Uma dica recorrente se refere à linguagem, que precisa ser simples e direta para alcançar o público-alvo. Até aí, nada muito novo na comunicação. Tanto a publicidade quanto o jornalismo utilizam há décadas o texto coloquial, mas com o cuidado para não sair da linha da correção gramatical e ortográfica, pilares do idioma e – por extensão – da nação.

Mas o que se diz atualmente sobre o uso do português em publicações nas mídias sociais é bem diferente do tom acessível da escrita. Nesta semana, assisti a três vídeos de influenciadores digitais diferentes, mas com a mesma orientação sobre o texto nas redes: escreva como se estivesse falando numa festa, em uma roda de amigos. À parte do inconveniente da aglomeração em tempos de pandemia, a orientação não faz sentido.

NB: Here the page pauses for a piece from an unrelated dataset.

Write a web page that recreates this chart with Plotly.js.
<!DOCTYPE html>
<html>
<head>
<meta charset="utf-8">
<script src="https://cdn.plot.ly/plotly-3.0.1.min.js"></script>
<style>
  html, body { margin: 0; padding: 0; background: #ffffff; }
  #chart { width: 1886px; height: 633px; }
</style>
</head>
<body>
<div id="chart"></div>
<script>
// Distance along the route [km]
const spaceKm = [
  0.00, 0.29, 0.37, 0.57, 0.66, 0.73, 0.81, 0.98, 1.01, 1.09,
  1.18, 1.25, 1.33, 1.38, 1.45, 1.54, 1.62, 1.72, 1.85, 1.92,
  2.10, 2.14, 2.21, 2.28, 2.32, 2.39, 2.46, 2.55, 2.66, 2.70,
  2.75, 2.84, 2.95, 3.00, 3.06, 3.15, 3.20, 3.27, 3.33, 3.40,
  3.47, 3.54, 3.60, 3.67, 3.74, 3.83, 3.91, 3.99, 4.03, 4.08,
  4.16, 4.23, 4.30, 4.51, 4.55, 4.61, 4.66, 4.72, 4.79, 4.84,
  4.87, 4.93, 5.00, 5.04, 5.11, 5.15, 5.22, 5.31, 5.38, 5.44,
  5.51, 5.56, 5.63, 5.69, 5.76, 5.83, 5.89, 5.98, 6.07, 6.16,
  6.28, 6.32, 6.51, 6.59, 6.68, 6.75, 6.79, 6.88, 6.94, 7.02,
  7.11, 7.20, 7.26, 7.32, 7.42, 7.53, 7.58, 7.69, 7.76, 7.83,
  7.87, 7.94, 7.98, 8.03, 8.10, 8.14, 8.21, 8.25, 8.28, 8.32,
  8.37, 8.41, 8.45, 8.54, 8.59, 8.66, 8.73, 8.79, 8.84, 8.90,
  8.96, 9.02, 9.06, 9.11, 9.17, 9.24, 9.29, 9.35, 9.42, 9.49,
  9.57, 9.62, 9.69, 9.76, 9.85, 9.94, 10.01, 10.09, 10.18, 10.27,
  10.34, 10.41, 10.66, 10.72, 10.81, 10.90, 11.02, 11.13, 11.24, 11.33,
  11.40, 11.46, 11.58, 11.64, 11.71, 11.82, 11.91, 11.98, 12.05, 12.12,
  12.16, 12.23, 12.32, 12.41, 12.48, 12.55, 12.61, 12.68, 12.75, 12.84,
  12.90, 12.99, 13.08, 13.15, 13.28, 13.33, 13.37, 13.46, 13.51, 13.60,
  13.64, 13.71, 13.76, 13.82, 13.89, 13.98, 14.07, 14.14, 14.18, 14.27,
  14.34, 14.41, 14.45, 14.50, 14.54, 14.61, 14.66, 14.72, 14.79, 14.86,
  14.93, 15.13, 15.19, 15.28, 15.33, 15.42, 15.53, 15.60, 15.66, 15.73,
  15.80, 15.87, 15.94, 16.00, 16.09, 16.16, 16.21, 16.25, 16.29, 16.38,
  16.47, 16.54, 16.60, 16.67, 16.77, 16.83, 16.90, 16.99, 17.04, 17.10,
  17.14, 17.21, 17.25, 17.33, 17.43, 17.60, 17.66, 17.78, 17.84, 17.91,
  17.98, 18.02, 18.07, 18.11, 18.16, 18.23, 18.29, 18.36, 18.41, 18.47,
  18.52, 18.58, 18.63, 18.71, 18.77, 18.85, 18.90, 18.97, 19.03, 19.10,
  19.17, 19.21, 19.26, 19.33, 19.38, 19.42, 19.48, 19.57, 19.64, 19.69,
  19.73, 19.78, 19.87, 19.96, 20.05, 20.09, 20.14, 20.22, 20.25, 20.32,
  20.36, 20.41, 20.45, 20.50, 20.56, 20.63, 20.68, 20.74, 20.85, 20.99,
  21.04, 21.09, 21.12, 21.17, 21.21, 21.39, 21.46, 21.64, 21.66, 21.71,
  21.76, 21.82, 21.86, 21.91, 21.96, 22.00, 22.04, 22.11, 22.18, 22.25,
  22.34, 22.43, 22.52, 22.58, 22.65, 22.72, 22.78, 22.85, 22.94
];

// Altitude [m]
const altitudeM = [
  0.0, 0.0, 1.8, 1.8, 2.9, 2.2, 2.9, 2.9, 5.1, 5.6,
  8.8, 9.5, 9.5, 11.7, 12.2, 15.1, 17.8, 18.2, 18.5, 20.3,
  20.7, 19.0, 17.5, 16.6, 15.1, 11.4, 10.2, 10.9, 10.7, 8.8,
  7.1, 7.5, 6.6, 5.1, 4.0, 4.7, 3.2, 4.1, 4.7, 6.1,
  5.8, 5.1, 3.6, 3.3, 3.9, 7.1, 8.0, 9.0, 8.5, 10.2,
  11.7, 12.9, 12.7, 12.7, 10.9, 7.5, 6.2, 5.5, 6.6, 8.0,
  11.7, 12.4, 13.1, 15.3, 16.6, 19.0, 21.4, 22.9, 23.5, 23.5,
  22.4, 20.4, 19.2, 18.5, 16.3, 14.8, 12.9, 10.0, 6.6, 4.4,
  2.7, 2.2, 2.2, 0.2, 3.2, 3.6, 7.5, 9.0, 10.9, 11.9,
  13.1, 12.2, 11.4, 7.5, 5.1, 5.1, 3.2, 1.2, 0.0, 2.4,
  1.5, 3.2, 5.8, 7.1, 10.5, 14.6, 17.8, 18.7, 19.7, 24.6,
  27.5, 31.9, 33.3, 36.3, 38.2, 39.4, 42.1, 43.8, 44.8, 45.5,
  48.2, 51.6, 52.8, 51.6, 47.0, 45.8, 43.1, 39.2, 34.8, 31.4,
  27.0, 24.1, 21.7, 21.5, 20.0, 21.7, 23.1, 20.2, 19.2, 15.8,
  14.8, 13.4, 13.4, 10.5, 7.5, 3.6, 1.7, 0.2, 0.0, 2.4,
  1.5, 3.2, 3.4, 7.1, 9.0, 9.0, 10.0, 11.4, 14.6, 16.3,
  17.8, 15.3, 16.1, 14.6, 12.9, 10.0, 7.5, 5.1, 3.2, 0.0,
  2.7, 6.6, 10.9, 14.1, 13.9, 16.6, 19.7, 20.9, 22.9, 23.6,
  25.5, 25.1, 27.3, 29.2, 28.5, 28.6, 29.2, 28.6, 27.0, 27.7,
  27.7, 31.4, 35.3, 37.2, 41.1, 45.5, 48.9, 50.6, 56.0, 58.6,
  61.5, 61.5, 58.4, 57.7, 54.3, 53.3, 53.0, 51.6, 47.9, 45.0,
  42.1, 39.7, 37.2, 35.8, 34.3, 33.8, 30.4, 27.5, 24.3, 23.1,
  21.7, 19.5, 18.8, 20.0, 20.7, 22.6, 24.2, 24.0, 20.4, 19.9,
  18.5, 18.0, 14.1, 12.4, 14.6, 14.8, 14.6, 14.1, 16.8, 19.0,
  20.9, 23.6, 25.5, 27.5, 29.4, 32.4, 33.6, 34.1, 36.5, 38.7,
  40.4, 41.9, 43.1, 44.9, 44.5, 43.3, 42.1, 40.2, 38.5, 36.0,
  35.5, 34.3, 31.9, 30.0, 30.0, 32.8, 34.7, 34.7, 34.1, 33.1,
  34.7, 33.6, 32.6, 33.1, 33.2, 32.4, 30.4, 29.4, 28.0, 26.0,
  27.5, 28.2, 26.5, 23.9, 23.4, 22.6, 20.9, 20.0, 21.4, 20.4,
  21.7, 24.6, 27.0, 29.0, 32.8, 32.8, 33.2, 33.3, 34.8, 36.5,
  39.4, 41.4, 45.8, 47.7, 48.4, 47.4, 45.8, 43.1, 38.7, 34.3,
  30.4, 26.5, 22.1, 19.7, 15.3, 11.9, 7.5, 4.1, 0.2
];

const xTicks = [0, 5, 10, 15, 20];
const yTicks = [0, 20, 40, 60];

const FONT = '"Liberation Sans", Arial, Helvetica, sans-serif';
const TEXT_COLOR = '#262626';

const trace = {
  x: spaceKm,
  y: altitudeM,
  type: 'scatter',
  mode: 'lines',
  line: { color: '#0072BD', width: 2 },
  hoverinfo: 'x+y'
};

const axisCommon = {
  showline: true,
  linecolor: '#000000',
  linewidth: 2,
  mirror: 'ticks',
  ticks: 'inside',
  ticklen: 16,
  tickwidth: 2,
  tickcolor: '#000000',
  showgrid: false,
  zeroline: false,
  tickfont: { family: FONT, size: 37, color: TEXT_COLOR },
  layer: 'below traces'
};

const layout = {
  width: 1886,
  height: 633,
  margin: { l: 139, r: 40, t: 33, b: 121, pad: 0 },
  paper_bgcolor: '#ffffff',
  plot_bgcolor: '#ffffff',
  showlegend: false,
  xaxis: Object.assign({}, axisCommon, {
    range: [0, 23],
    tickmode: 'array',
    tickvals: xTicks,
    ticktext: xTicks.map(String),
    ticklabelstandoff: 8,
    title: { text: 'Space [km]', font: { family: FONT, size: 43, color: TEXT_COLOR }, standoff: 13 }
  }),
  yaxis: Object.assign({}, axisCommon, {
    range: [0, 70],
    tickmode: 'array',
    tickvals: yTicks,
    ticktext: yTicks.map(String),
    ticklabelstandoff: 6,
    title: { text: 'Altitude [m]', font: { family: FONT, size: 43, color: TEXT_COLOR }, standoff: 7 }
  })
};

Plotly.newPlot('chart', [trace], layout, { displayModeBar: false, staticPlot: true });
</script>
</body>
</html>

Primeiramente, a sugestão parte do pressuposto de que todos falam do mesmo jeito em uma roda de amigos a ponto de o comportamento virar uma regra universal, o que facilmente se comprova como falso. Nem mesmo uma única pessoa fala com a mesma postura, entonação e linguagem em grupos distintos.

Ao final das apresentações, fiquei com a impressão de que o conteúdo, a qualidade do produto ou serviço, a clareza da imagem utilizada e a utilização das palavras-chave adequadas seriam condições secundárias para o êxito de uma campanha digital. Bastaria escrever em como se estive na arquibancada para alcançar seu público.

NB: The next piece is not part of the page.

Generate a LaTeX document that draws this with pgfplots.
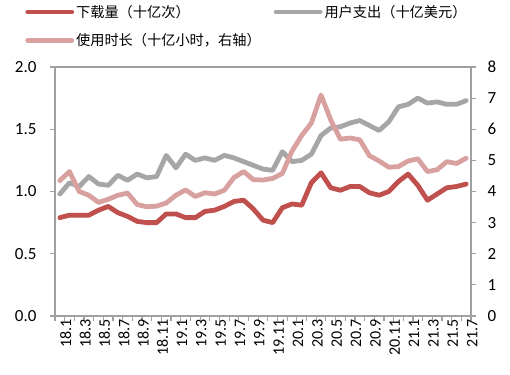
\documentclass[border=0pt]{standalone}
\usepackage{pgfplots}
\pgfplotsset{compat=1.18}
\usepackage{pgfplotstable}
\usepackage{fontspec}
\setmainfont{Carlito}
\newfontfamily\cjk{Noto Sans CJK SC}
\definecolor{cred}{HTML}{C0504D}
\definecolor{cgray}{HTML}{A6A6A6}
\definecolor{cpink}{HTML}{D9A0A0}
\definecolor{caxis}{HTML}{A0A0A0}

\pgfplotstableread{
i dl sp tm
0 0.79 0.98 4.35
1 0.81 1.07 4.64
2 0.81 1.04 4.00
3 0.81 1.12 3.88
4 0.85 1.06 3.65
5 0.88 1.05 3.75
6 0.83 1.13 3.88
7 0.80 1.09 3.95
8 0.76 1.14 3.58
9 0.75 1.11 3.51
10 0.75 1.12 3.53
11 0.82 1.29 3.63
12 0.82 1.19 3.88
13 0.79 1.30 4.05
14 0.79 1.25 3.84
15 0.84 1.27 3.96
16 0.85 1.25 3.92
17 0.88 1.29 4.04
18 0.92 1.27 4.45
19 0.93 1.24 4.64
20 0.86 1.21 4.38
21 0.77 1.18 4.37
22 0.75 1.17 4.42
23 0.87 1.32 4.58
24 0.90 1.24 5.30
25 0.89 1.25 5.80
26 1.07 1.30 6.20
27 1.15 1.45 7.10
28 1.03 1.51 6.30
29 1.01 1.52 5.68
30 1.04 1.55 5.72
31 1.04 1.57 5.66
32 0.99 1.53 5.15
33 0.97 1.49 4.98
34 1.00 1.56 4.78
35 1.08 1.68 4.80
36 1.14 1.70 4.98
37 1.05 1.75 5.05
38 0.93 1.71 4.64
39 0.98 1.72 4.70
40 1.03 1.70 4.96
41 1.04 1.70 4.90
42 1.06 1.73 5.07
}\datatable

\begin{document}
\begin{tikzpicture}
\useasboundingbox (0,0) rectangle (510bp,375bp);
\pgfplotsset{
  common/.style={
    at={(55bp,59bp)}, anchor=south west,
    scale only axis, width=416bp, height=249bp,
    xmin=-0.5, xmax=42.5,
    axis line style={caxis, line width=1.2bp},
    tick style={caxis, line width=1.2bp},
    tick align=outside,
    major tick length=5bp,
    /pgf/number format/assume math mode=true,
  },
  dataline/.style={line width=4.8bp, line cap=round, line join=round},
}
\begin{axis}[common,
  ymin=0, ymax=2,
  ytick={0,0.5,1,1.5,2},
  ytick pos=left,
  yticklabel style={font=\fontsize{17bp}{17bp}\selectfont, xshift=-10bp,
    /pgf/number format/.cd, fixed, fixed zerofill, precision=1},
  xtick={-0.5,0.5,...,42.5},
  xticklabels={},
  xtick pos=bottom,
  extra x ticks={0,2,...,42},
  extra x tick labels={18.1,18.3,18.5,18.7,18.9,18.11,19.1,19.3,19.5,19.7,19.9,19.11,20.1,20.3,20.5,20.7,20.9,20.11,21.1,21.3,21.5,21.7},
  extra x tick style={major tick length=0pt,
    xticklabel style={rotate=90, anchor=east, yshift=-6bp, font=\fontsize{16bp}{16bp}\selectfont}},
  legend columns=2,
  legend cell align=left,
  legend image code/.code={\draw[#1] (0bp,0bp) -- (44bp,0bp);},
  legend style={draw=none, fill=none, anchor=north west, at={(-0.079,1.265)},
    font=\cjk\fontsize{14.2bp}{16bp}\selectfont, row sep=11bp,
    /tikz/every even column/.append style={column sep=11bp}},
]
\addplot[dataline, cred] table[x=i, y=dl] {\datatable};
\addlegendentry{下载量（十亿次）}
\addplot[dataline, cgray] table[x=i, y=sp] {\datatable};
\addlegendentry{用户支出（十亿美元）}
\addlegendimage{dataline, cpink}
\addlegendentry{使用时长（十亿小时，右轴）}
\end{axis}
\begin{axis}[common,
  ymin=0, ymax=8,
  axis y line*=right,
  axis x line=none,
  ytick={0,1,...,8},
  yticklabel style={font=\fontsize{17bp}{17bp}\selectfont, xshift=8bp},
]
\addplot[dataline, cpink] table[x=i, y=tm] {\datatable};
\end{axis}
\end{tikzpicture}
\end{document}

De quebra, a recomendação ainda ostenta um certo verniz elitista, na medida em que se sabe da falta de domínio do idioma que alguns estratos sociais demonstram nas ruas. Em nenhum dos três vídeos que assisti considerava-se trocar o “nós” pelo “nóis” ou o “vamos” pelo “vai”, por exemplo. Então, de qual festa ou roda de amigos estamos falando?

Pelo que entendi, a ideia é escrever na forma coloquial e não uma reprodução da forma oral da língua. Então, ficaria combinado que não seria “nós vamos” nem “nóis vai” a expressão adequada para as redes sociais, mas algo como “a gente vai”. Em vez de “envie-nos seus comentários” ou “envia os comentário pra nóis”, o ideal seria escrever apenas “envie seus comentários”.

Estamos de acordo que a mensagem chega mais rapidamente e uma maior quantidade de receptores se puder ser mais abrangente, estar acessível e mais pessoas. Também não se pode condenar quem tenta de tudo para, honesta e corretamente, aparecer na tela dos celulares e computadores.

A questão é que não há estudo ou pesquisa confiável que indique que uma publicação teve seu sucesso potencializado pela simples troca do “nós” por “a gente”, do “para” por “pra” ou por ignorar os tempos verbais nas orações. Alguns poderão argumentar que também não há comprovação do contrário, ou seja, de que o uso de linguagem rasteira e incorreta prejudica o alcance da publicação. Está criada a “cloroquina” da comunicação digital.

Ricardo Fotios é jornalista, professor universitário e pesquisador de temáticas relacionadas ao uso de tecnologias no ecossistema da comunicação e da cibercultura. É autor de Reportagem Orientada pelo Clique (Appris, 2018).